I made canvassing calls for We Are Ohio the other night. The ballot issue in question is a “citizen veto” of SB5, which is Ohio’s new union-busting law. Technically, the law hasn’t gone in yet, which is why it’s “NO” on Issue Two.
I don’t love making canvassing calls, but I will do it, and once I get started I generally don’t hate it. We had five volunteers making calls. Three of the five were public school teachers.
I was told my “list” was generally favorable to repeal of the law, and that turned out to be true. I spoke to only one really angry conservative, with the rest of my contacts indicating, with various levels of enthusiasm, that they would vote “NO.
Many of my calls were directed to voters who are 70-plus years old. I’m familiar with addresses in the county where I was working because I worked for the Postal Service there at one time, and these were rural route addresses. Combine “Ohio” with “rural route” and “land line” and I think any voter list would skew older.
When making calls, it seems I always encounter at least one really great person. I talked to Mary, who is 78, and voting no on Issue Two, and she told me “working people have to stick together”. See? Is that so hard? Mary gets it in one try, and she’s not even a highly paid political professional or cable TV star.

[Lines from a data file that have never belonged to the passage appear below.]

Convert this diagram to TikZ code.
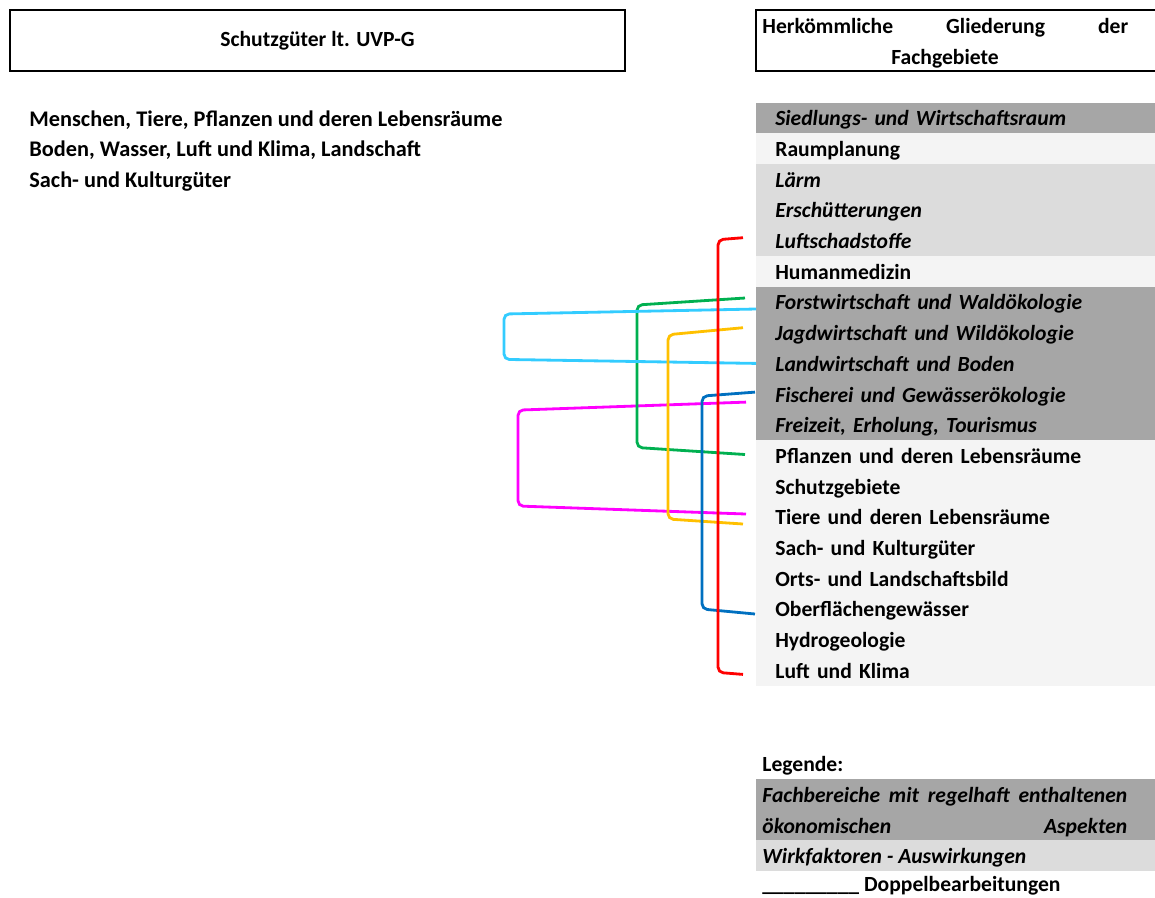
\documentclass[tikz,border=0pt]{standalone}
\usepackage{fontspec}
\setmainfont{Carlito}
\usetikzlibrary{calc}

\definecolor{grayA}{HTML}{A6A6A6}
\definecolor{grayB}{HTML}{DCDCDC}
\definecolor{grayC}{HTML}{F4F4F4}
\definecolor{brRed}{HTML}{FF0000}
\definecolor{brGreen}{HTML}{00B050}
\definecolor{brCyan}{HTML}{33CCFF}
\definecolor{brYellow}{HTML}{FFC000}
\definecolor{brBlue}{HTML}{0070C0}
\definecolor{brMagenta}{HTML}{FF00FF}

\newcommand\fachfont{\fontsize{12.3pt}{17.6pt}\selectfont\bfseries}

\tikzset{
  rowbox/.style={anchor=west, minimum height=0.62cm, inner ysep=0pt,
    inner xsep=0.38cm, text width=7.22cm, align=left,
    text height=10pt, text depth=1pt},
  econrow/.style={rowbox, fill=grayA, font=\fachfont\itshape},
  effectrow/.style={rowbox, fill=grayB, font=\fachfont\itshape},
  plainrow/.style={rowbox, fill=grayC},
  lefttext/.style={anchor=west, inner sep=0pt, text height=10pt, text depth=1pt},
  bracket/.style={line width=1.6pt, rounded corners=3pt, #1}
}

\begin{document}
\begin{tikzpicture}[x=0.02cm, y=-0.02cm, font=\fachfont]
    \useasboundingbox (0,0) rectangle (1155,897);

    % headers
    \node[draw, line width=0.8pt, minimum width=12.3cm, minimum height=1.22cm]
        (hdSchutz) at (317.5,40.5) {Schutzgüter lt. UVP-G};
    \draw[line width=0.8pt] (1180,10) -- (756,10) -- (756,71) -- (1180,71);
    \node[lefttext] (hdFachA) at (762,26)
        {\makebox[7.32cm][s]{Herkömmliche Gliederung der}};
    \node[lefttext, anchor=center] (hdFachB) at (945,57) {Fachgebiete};

    % Schutzgueter
    \begin{scope}[font=\fontsize{12.7pt}{17.6pt}\selectfont\bfseries]
    \node[lefttext] (lMenschen) at (29,119) {Menschen, Tiere, Pflanzen und deren Lebensräume};
    \node[lefttext] (lBoden) at (29,149) {Boden, Wasser, Luft und Klima, Landschaft};
    \node[lefttext] (lSach) at (29,180) {Sach- und Kulturgüter};
    \end{scope}

    % Fachgebiete
    \node[econrow] (rSiedlung) at (756,118) {Siedlungs- und Wirtschaftsraum};
    \node[plainrow] (rRaum) at (756,148.5) {Raumplanung};
    \node[effectrow] (rLaerm) at (756,179.3) {Lärm};
    \node[effectrow] (rErsch) at (756,210) {Erschütterungen};
    \node[effectrow] (rLuftschad) at (756,240.7) {Luftschadstoffe};
    \node[plainrow] (rHuman) at (756,271.4) {Humanmedizin};
    \node[econrow] (rForst) at (756,302) {Forstwirtschaft und Waldökologie};
    \node[econrow] (rJagd) at (756,332.7) {Jagdwirtschaft und Wildökologie};
    \node[econrow] (rLandw) at (756,363.4) {Landwirtschaft und Boden};
    \node[econrow] (rFisch) at (756,394.1) {Fischerei und Gewässerökologie};
    \node[econrow] (rFreizeit) at (756,424.8) {Freizeit, Erholung, Tourismus};
    \node[plainrow] (rPflanzen) at (756,455.5) {Pflanzen und deren Lebensräume};
    \node[plainrow] (rSchutzgeb) at (756,486.2) {Schutzgebiete};
    \node[plainrow] (rTiere) at (756,517) {Tiere und deren Lebensräume};
    \node[plainrow] (rSachKultur) at (756,547.6) {Sach- und Kulturgüter};
    \node[plainrow] (rOrtsbild) at (756,578.3) {Orts- und Landschaftsbild};
    \node[plainrow] (rOberfl) at (756,609) {Oberflächengewässer};
    \node[plainrow] (rHydro) at (756,639.7) {Hydrogeologie};
    \node[plainrow] (rLuftklima) at (756,670.4) {Luft und Klima};

    % Doppelbearbeitungen
    \draw[bracket=brMagenta] ($(rFisch.west)+(-10,8)$) -- ++(-228,8)
        -- ($(rTiere.west)+(-238,-11)$) -- ++(228,8);
    \draw[bracket=brGreen] ($(rForst.west)+(-11,-4)$) -- ++(-108,7)
        -- ($(rPflanzen.west)+(-119,-8)$) -- ++(108,7);
    \draw[bracket=brCyan] ($(rForst.west)+(0,7)$) -- ++(-252,5)
        -- ($(rLandw.west)+(-252,-4)$) -- ++(252,4);
    \draw[bracket=brYellow] ($(rJagd.west)+(-13,-5)$) -- ++(-75,7)
        -- ($(rTiere.west)+(-88,2)$) -- ++(75,5);
    \draw[bracket=brBlue] ($(rFisch.west)+(-1,-2)$) -- ++(-53,4)
        -- ($(rOberfl.west)+(-54,0)$) -- ++(53,5);
    \draw[bracket=brRed] ($(rLuftschad.west)+(-13,-3)$) -- ++(-25,2)
        -- ($(rLuftklima.west)+(-38,2)$) -- ++(25,2);

    % Legende
    \node[lefttext] (lgTitel) at (762,764) {Legende:};
    \fill[grayA] (756,779) rectangle (1155,840);
    \node[lefttext, font=\fachfont\itshape] (lgOekoA) at (762,795)
        {\makebox[7.3cm][s]{Fachbereiche mit regelhaft enthaltenen}};
    \node[lefttext, font=\fachfont\itshape] (lgOekoB) at (762,826)
        {\makebox[7.3cm][s]{ökonomischen Aspekten}};
    \fill[grayB] (756,840) rectangle (1155,871);
    \node[lefttext, font=\fachfont\itshape] (lgWirk) at (762,856) {Wirkfaktoren - Auswirkungen};
    \node[lefttext] (lgDoppel) at (762,884) {\_\_\_\_\_\_\_\_\_ Doppelbearbeitungen};
\end{tikzpicture}
\end{document}
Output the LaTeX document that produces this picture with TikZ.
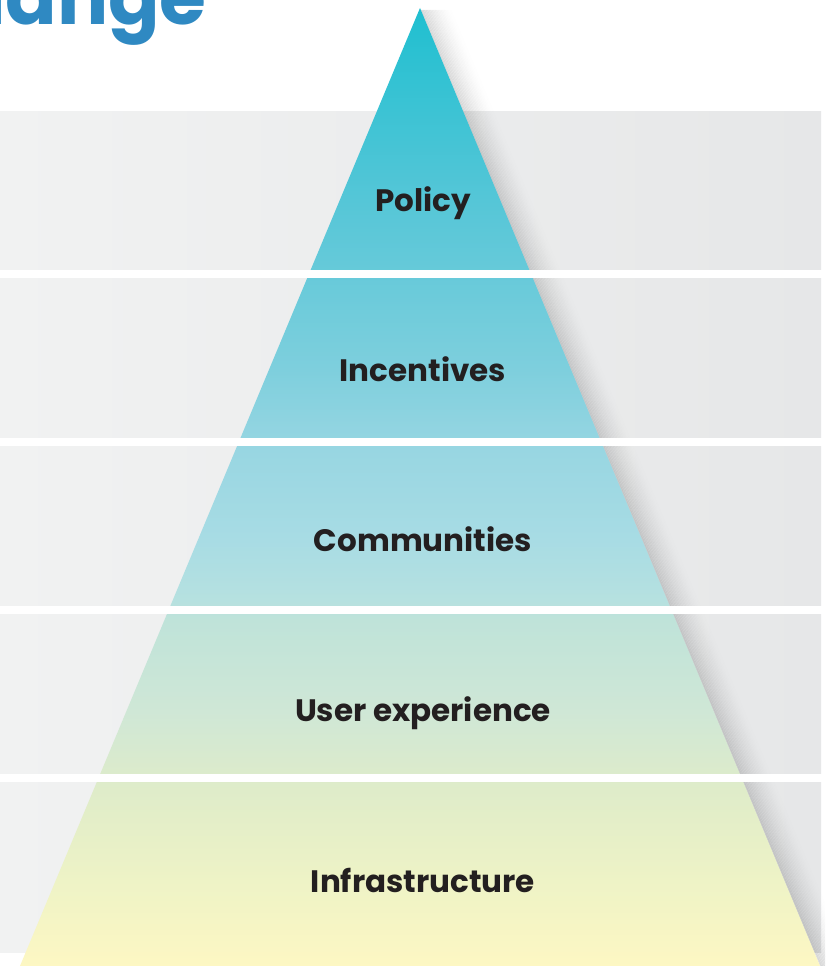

The polling on Issue Two is tightening, and the conventional wisdom is that Republicans are “coming home” to former Fox News personality and Lehman Brothers executive John Kasich.
Ohio voters support 51 – 38 percent repeal in a November referendum of SB 5, the law limiting collective bargaining for public employees, compared to 56 – 32 percent in July.
While that’s regrettable, (but perhaps not yet troubling) everyone involved here locally assumed the GOP and their privatization allies would throw giant wads of money at capturing, outsourcing or selling the few institutions, services and assets that remain public. We knew it was coming.